Diese durchgehende Theatralisierung der ganzen Handlungsebene ist ein wichtiges Element des Stückes. Dabei werden literarische und theatralische Vorbilder benutzt und gleichzeitig umfunktioniert. Brechts "Die Maßnahme", Büchners "Dantons Tod", selbst Anna Seghers "Das Licht auf dem Galgen" liefern Motive und Impulse, die als verwandelte Zitate auftreten und auf die Unmöglichkeit hindeuten, das Original genau abzubilden.
Durch die Benutzung solcher Elemente wird auch der Aussagekern des Stükkes beleuchtet, der das emanzipatorische Potential bestimmter Revolutionsmodelle betrifft.

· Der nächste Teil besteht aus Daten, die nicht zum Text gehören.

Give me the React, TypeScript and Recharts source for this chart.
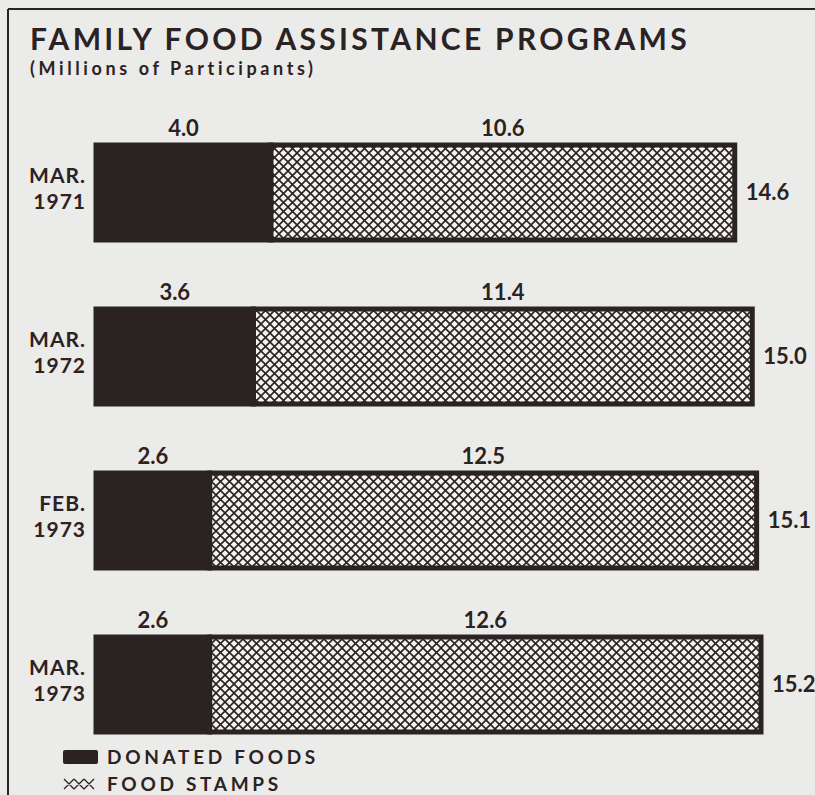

Die Einschätzung des Modells der europäischen Aufklärung unterscheidet sich wesentlich von der einer Anna Seghers und daher wird auch ihre Übertragung nicht für wünschenswert gehalten.
Ein Stück über eine Revolution, geschrieben 1979, erfährt aufgrund der radikalen weltpolitischen Veränderungen der neunziger Jahre eine Bedeutungsverschiebung. Denn in einer Zeit, in der die sozialistische Utopie von Grund auf in Frage gestellt worden ist, scheint eine Diskussion über Revolutionen zunehmend zu einem Anachronismus zu werden. Dennoch wäre es falsch, die in diesem Stück dargestellten Konflikte als anachronistisch abzutun, denn das Stück behandelt nicht nur die Frage von Revolution und Revolutionsexport, sondern vor allem im Hinblick auf den letzteren Aspekt die Frage des Verhältnisses zwischen "Erster" und "Dritter" Welt, die auf einer allgemeineren Ebene noch Gültigkeit hat. Heiner Müller zeigt, wie die sog. "Peripherie" sich vom "Zentrum" befreit; jetzt hat sich das Zentrum des Sozialismus aufgelöst; die Fronten sind nicht mehr geteilt.2
Die Grenzen zur "Dritten" Welt sind jedoch deutlicher als je zuvor. In einer weltpolitischen Situation, in der die Länder der Dritten Welt dem kapitalistischen Marktprinzip voll ausgeliefert sind, ist es interessant zu untersuchen, wie bei Heiner Müller die Dichotomisierung beider Welten auch ideologisch aufrechterhalten wird. Die Analyse des Stückes "Der Auftrag" wird sich daher hauptsächlich mit dieser Frage beschäftigen, anstatt den vielen ausführlichen Analysen noch eine weitere hinzuzufügen.3
In einem Gespräch mit Sylvere Lotringer 1982 behauptet Heiner Müller: Ich glaube...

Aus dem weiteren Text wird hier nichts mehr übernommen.